Local and nonlocal solvable structures in ODEs reduction

TL;DR

This paper explores the use of solvable structures, including nonlocal ones, for integrating scalar ODEs, especially when local symmetries are scarce, and introduces the concept of nonlocal solvable structures.

Contribution

It introduces the notion of nonlocal solvable structures and discusses their adaptation to local and nonlocal symmetry algebras of any order.

Findings

Solvable structures can be used to integrate ODEs by quadratures.

Any ODE admits solvable structures under regularity assumptions.
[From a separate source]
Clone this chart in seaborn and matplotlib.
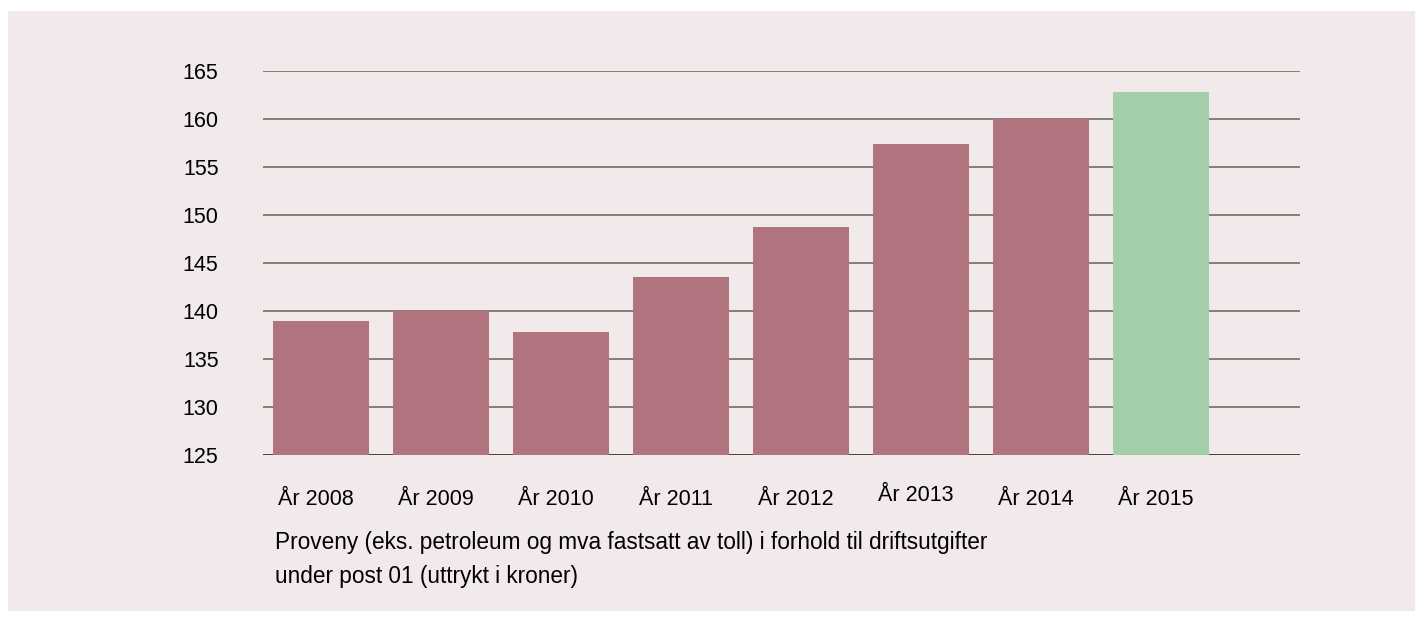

Introduction of nonlocal solvable structures for broader applicability.

Abstract

Solvable structures, likewise solvable algebras of local symmetries, can be used to integrate scalar ODEs by quadratures. Solvable structures, however, are particularly suitable for the integration of ODEs with a lack of local symmetries. In fact, under regularity assumptions, any given ODE always admits solvable structures even though finding them in general could be a very difficult task. In practice a noteworthy simplification may come by computing solvable structures which are adapted to some admitted symmetry algebra. In this paper we consider solvable structures adapted to local and nonlocal symmetry algebras of any order (i.e., classical and higher). In particular we introduce the notion of nonlocal solvable structure.